I have been happy with the guidance and the general implementation of it that I see used on major projects. The worst visualisations are usually those that don't actually comply with the guidance, which does happen - particularly with other professions, who may not be aware of it, because they are not chartered landscape architects!  

Over the last year and a half, we have been advising our Local Planning Authority on Landscape and Visual Impact Assessments and their accompanying visualisations, for a range of major projects and Nationally Significant Infrastructure Projects (NSIPs). Of the visualisations that we are seeing, one main criticism stands out. It is not something that the guidance currently advises upon, but it has the potential to mislead stakeholders, when viewing visualisations, as to the scale of the proposed development.

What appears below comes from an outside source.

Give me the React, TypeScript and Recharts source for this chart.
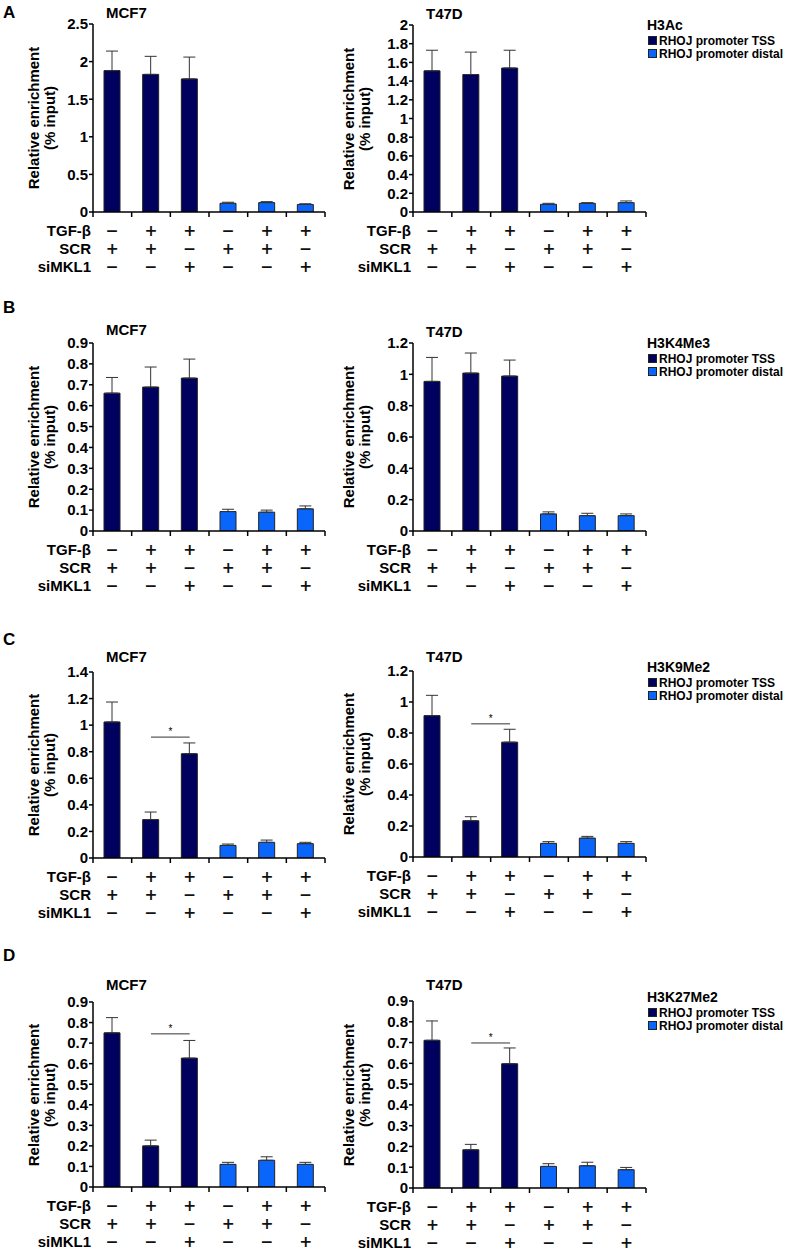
import React from 'react';
import { BarChart, Bar, XAxis, YAxis, ErrorBar, Cell, ReferenceLine, Legend } from 'recharts';

const FONT = '"Liberation Sans", Arial, Helvetica, sans-serif';
const SIGN_FONT = '"DejaVu Sans", "Liberation Sans", sans-serif';

// Shared categories / condition table
const categories = ['c1', 'c2', 'c3', 'c4', 'c5', 'c6'];
const rowLabels = ['TGF-\u03B2', 'SCR', 'siMKL1'];
const tgfRow = ['\u2212', '+', '+', '\u2212', '+', '+'];
const scrRow = ['+', '+', '\u2212', '+', '+', '\u2212'];
const simklRow = ['\u2212', '\u2212', '+', '\u2212', '\u2212', '+'];
const groups = ['tss', 'tss', 'tss', 'distal', 'distal', 'distal'];
const seriesNames = ['RHOJ promoter TSS', 'RHOJ promoter distal'];
const seriesColors = ['#00005E', '#0A66FA'];

// Panel A: H3Ac
const aMcf7Values = [1.88, 1.83, 1.77, 0.116, 0.125, 0.1];
const aMcf7Errors = [0.26, 0.24, 0.29, 0.014, 0.013, 0.01];
const aT47dValues = [1.51, 1.47, 1.54, 0.082, 0.093, 0.1];
const aT47dErrors = [0.22, 0.24, 0.19, 0.011, 0.007, 0.018];
const aMcf7Ticks = [0, 0.5, 1, 1.5, 2, 2.5];
const aT47dTicks = [0, 0.2, 0.4, 0.6, 0.8, 1, 1.2, 1.4, 1.6, 1.8, 2];

// Panel B: H3K4Me3
const bMcf7Values = [0.66, 0.689, 0.732, 0.093, 0.09, 0.106];
const bMcf7Errors = [0.075, 0.096, 0.091, 0.011, 0.01, 0.014];
const bT47dValues = [0.955, 1.008, 0.989, 0.109, 0.098, 0.098];
const bT47dErrors = [0.153, 0.128, 0.102, 0.013, 0.015, 0.011];
const bMcf7Ticks = [0, 0.1, 0.2, 0.3, 0.4, 0.5, 0.6, 0.7, 0.8, 0.9];
const bT47dTicks = [0, 0.2, 0.4, 0.6, 0.8, 1, 1.2];

// Panel C: H3K9Me2
const cMcf7Values = [1.024, 0.289, 0.785, 0.095, 0.118, 0.108];
const cMcf7Errors = [0.15, 0.057, 0.081, 0.01, 0.017, 0.01];
const cT47dValues = [0.912, 0.234, 0.741, 0.088, 0.122, 0.088];
const cT47dErrors = [0.131, 0.026, 0.083, 0.011, 0.011, 0.011];
const cMcf7Ticks = [0, 0.2, 0.4, 0.6, 0.8, 1, 1.2, 1.4];
const cT47dTicks = [0, 0.2, 0.4, 0.6, 0.8, 1, 1.2];
const cMcf7Sig = 0.91;
const cT47dSig = 0.859;

// Panel D: H3K27Me2
const dMcf7Values = [0.75, 0.2, 0.627, 0.11, 0.13, 0.11];
const dMcf7Errors = [0.074, 0.028, 0.086, 0.01, 0.017, 0.01];
const dT47dValues = [0.711, 0.184, 0.598, 0.104, 0.107, 0.088];
const dT47dErrors = [0.093, 0.026, 0.076, 0.013, 0.017, 0.011];
const dTicks = [0, 0.1, 0.2, 0.3, 0.4, 0.5, 0.6, 0.7, 0.8, 0.9];
const dMcf7Sig = 0.745;
const dT47dSig = 0.698;

const ROW_OFFSETS = [18.5, 36.5, 54.5];
const X_AXIS_H = 70;

type PanelProps = {
  left: number;
  width: number;
  axisX: number;
  plotRight: number;
  plotTop: number;
  zero: number;
  ticks: number[];
  values: number[];
  errors: number[];
  title: string;
  titleY: number;
  yLabelX: number;
  sig?: number;
  legendTitle?: string;
  legendY?: number;
};

function makeTick(bw: number) {
  return (props: any) => {
    const { x, y, payload } = props;
    const i = categories.indexOf(payload.value);
    const rows = [tgfRow, scrRow, simklRow];
    return (
      <g>
        <line x1={x - bw / 2} y1={y} x2={x - bw / 2} y2={y + 5} stroke="#000" strokeWidth={1.5} />
        {i === categories.length - 1 && (
          <line x1={x + bw / 2} y1={y} x2={x + bw / 2} y2={y + 5} stroke="#000" strokeWidth={1.5} />
        )}
        {rows.map((row, r) => (
          <text
            key={r}
            x={x}
            y={y + ROW_OFFSETS[r]}
            textAnchor="middle"
            dominantBaseline="central"
            fontFamily={SIGN_FONT}
            fontSize={15.5}
            fontWeight="bold"
            fill="#111"
          >
            {row[i]}
          </text>
        ))}
        {i === 0 &&
          rowLabels.map((lab, r) => (
            <text
              key={'l' + r}
              x={x - bw / 2 - 2}
              y={y + ROW_OFFSETS[r]}
              textAnchor="end"
              dominantBaseline="central"
              fontFamily={FONT}
              fontSize={15}
              fontWeight="bold"
              fill="#000"
            >
              {lab}
            </text>
          ))}
      </g>
    );
  };
}

function LegendBox({ title }: { title: string }) {
  return (
    <div style={{ fontFamily: FONT, color: '#000' }}>
      <div style={{ fontSize: 14, fontWeight: 'bold', lineHeight: '16px', height: 17 }}>{title}</div>
      {seriesNames.map((name, k) => (
        <div
          key={name}
          style={{ display: 'flex', alignItems: 'center', height: 13, fontSize: 12, fontWeight: 'bold', whiteSpace: 'nowrap' }}
        >
          <span
            style={{
              display: 'inline-block',
              width: 7,
              height: 7,
              background: seriesColors[k],
              border: '1px solid #222',
              marginLeft: 1,
              marginRight: 2,
            }}
          />
          {name}
        </div>
      ))}
    </div>
  );
}

function Panel(p: PanelProps) {
  const T = p.plotTop - 12;
  const H = p.zero - T + X_AXIS_H;
  const yAxisW = p.axisX - p.left;
  const marginRight = p.width - (p.plotRight - p.left);
  const bw = (p.plotRight - p.axisX) / categories.length;
  const data = categories.map((c, i) => ({
    cat: c,
    value: p.values[i],
    err: [0, p.errors[i]],
    group: groups[i],
  }));
  const yMax = p.ticks[p.ticks.length - 1];
  const midY = (p.plotTop + p.zero) / 2;
  return (
    <>
      <div
        style={{
          position: 'absolute',
          left: p.axisX + 13,
          top: p.titleY - 9,
          fontFamily: FONT,
          fontSize: 15,
          fontWeight: 'bold',
          lineHeight: '18px',
          color: '#000',
        }}
      >
        {p.title}
      </div>
      <div
        style={{
          position: 'absolute',
          left: p.yLabelX - 100,
          top: midY - 16,
          width: 200,
          height: 32,
          transform: 'rotate(-90deg)',
          transformOrigin: '50% 50%',
          textAlign: 'center',
          fontFamily: FONT,
          fontSize: 15,
          fontWeight: 'bold',
          lineHeight: '16px',
          color: '#000',
          whiteSpace: 'nowrap',
        }}
      >
        Relative enrichment
        <br />
        (% input)
      </div>
      <div style={{ position: 'absolute', left: p.left, top: T }}>
        <BarChart
          width={p.width}
          height={H}
          data={data}
          margin={{ top: 12, right: marginRight, left: 0, bottom: 0 }}
          barSize={16}
        >
          <XAxis
            dataKey="cat"
            interval={0}
            height={X_AXIS_H}
            tickSize={0}
            tickMargin={0}
            tickLine={false}
            axisLine={{ stroke: '#000', strokeWidth: 1.5 }}
            tick={makeTick(bw)}
          />
          <YAxis
            width={yAxisW}
            domain={[0, yMax]}
            ticks={p.ticks}
            interval={0}
            allowDataOverflow
            tickSize={4}
            tickMargin={1}
            axisLine={{ stroke: '#000', strokeWidth: 1.5 }}
            tickLine={{ stroke: '#000', strokeWidth: 1.5 }}
            tick={{ fill: '#000', fontSize: 15, fontWeight: 'bold', fontFamily: FONT }}
          />
          <Bar dataKey="value" stroke="#222" strokeWidth={1} isAnimationActive={false}>
            {data.map((d, i) => (
              <Cell key={i} fill={d.group === 'tss' ? seriesColors[0] : seriesColors[1]} />
            ))}
            <ErrorBar dataKey="err" direction="y" width={6} stroke="#333" strokeWidth={1} isAnimationActive={false} />
          </Bar>
          {p.sig !== undefined && (
            <ReferenceLine
              segment={[
                { x: categories[1], y: p.sig },
                { x: categories[2], y: p.sig },
              ]}
              stroke="#333"
              strokeWidth={1}
              ifOverflow="visible"
              label={{ value: '*', position: 'top', fontSize: 10, fill: '#000', fontFamily: FONT, offset: 2 }}
            />
          )}
          {p.legendTitle && (
            <Legend
              layout="vertical"
              align="center"
              verticalAlign="middle"
              wrapperStyle={{ left: 647 - p.left, top: (p.legendY as number) - 8 - T, width: 150 }}
              content={() => <LegendBox title={p.legendTitle as string} />}
            />
          )}
        </BarChart>
      </div>
    </>
  );
}

function PanelLetter({ letter, y }: { letter: string; y: number }) {
  return (
    <div
      style={{
        position: 'absolute',
        left: 3,
        top: y - 10,
        fontFamily: FONT,
        fontSize: 17,
        fontWeight: 'bold',
        lineHeight: '20px',
        color: '#000',
      }}
    >
      {letter}
    </div>
  );
}

const LEFT = { left: 0, width: 340, axisX: 93, plotRight: 325, yLabelX: 42 };
const RIGHT = { left: 340, width: 453, axisX: 413, plotRight: 646, yLabelX: 357 };

export default function App() {
  return (
    <div style={{ position: 'absolute', left: 0, top: 0, width: 793, height: 1251, background: '#fff', overflow: 'hidden' }}>
      <PanelLetter letter="A" y={13} />
      <Panel {...LEFT} plotTop={24} zero={212} ticks={aMcf7Ticks} values={aMcf7Values} errors={aMcf7Errors} title="MCF7" titleY={12.5} />
      <Panel {...RIGHT} plotTop={25} zero={212} ticks={aT47dTicks} values={aT47dValues} errors={aT47dErrors} title="T47D" titleY={14} legendTitle="H3Ac" legendY={25} />

      <PanelLetter letter="B" y={308} />
      <Panel {...LEFT} plotTop={343} zero={531} ticks={bMcf7Ticks} values={bMcf7Values} errors={bMcf7Errors} title="MCF7" titleY={330} />
      <Panel {...RIGHT} plotTop={343} zero={531} ticks={bT47dTicks} values={bT47dValues} errors={bT47dErrors} title="T47D" titleY={332} legendTitle="H3K4Me3" legendY={343} />

      <PanelLetter letter="C" y={640} />
      <Panel {...LEFT} plotTop={672} zero={858} ticks={cMcf7Ticks} values={cMcf7Values} errors={cMcf7Errors} title="MCF7" titleY={657} sig={cMcf7Sig} />
      <Panel {...RIGHT} plotTop={671} zero={857} ticks={cT47dTicks} values={cT47dValues} errors={cT47dErrors} title="T47D" titleY={657} sig={cT47dSig} legendTitle="H3K9Me2" legendY={667} />

      <PanelLetter letter="D" y={956} />
      <Panel {...LEFT} plotTop={1002} zero={1187} ticks={dTicks} values={dMcf7Values} errors={dMcf7Errors} title="MCF7" titleY={985} sig={dMcf7Sig} />
      <Panel {...RIGHT} plotTop={1001} zero={1188} ticks={dTicks} values={dT47dValues} errors={dT47dErrors} title="T47D" titleY={985} sig={dT47dSig} legendTitle="H3K27Me2" legendY={997} />
    </div>
  );
}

Larger development visuals are often presented on A1 sheets. Almost universally, this no longer means printed pages held up in front of the viewer, but PDFs. When these are opened on a typical computer screen (or worse, a tablet or phone) the whole page is viewed on screen at a fraction of the scale orignally intended. In fact, when an A1-width visualisation is viewed on a typical 24” diagonal computer screen, it would be around 50% too small.


Unless told differently, the typical view would be this - but it is not an A3 drawing sheet, it is A1, which is two times wider or four times larger...

Unless the viewer is really paying attention, they will not be aware of this issue. For example, a 90-degree field of view on a page, for a linear infrastructure project, should not be viewed on single screen. It should at least be viewed across two adjacent screens, zoomed in to 100-125%, and sometimes larger than that, to obtain the correct scaling.


But in fact it should be this.


The following images give a sense of how different the scaling of these images is, subject to the Zoom setting of the PDF viewer.


This is viewed at 47% 'zoom-to-fit' in the PDF viewer  


...and this at 125%, which is much closer to the experience of viewing the proposal as it would be seen if it was built

One mechanism, which some practices use, is to draw a simple 10cm ruler, for use as a scale bar, below and central to the image, with the instruction to zoom in until this ruler measures 10cm on the screen. At this point, the visualisation is the right size in front of the viewer. 

Image of a photomontage of a solar farm with a ruler drawn into the title block
For this solar farm visualisation, we implemented the '10cm ruler' approach

Close up image of a ruler drawn onto a plan which can be used to scale an image on screen
This is what it looks like close-up.


All viewers of Photomontages (and photographs) for LVIA/LVA purposes, should be aware of the size of the PDF they are viewing, and be aware of the appropriate scale, in order to correctly view the potential effect of the proposed development.  But they cannot be expected to automatically know this.

So, there is a need to implement simple approaches, such as providing a scaling ruler, but also to make the visualisation producer responsible for communicating, to stakeholders, how they should be viewing the visualisation to get a realistic sense of scale.

There are proposals to review TGN06/19.  Implementation of the above suggestions would result in a truly meaningful improvement in stakeholder engagement through visualisation.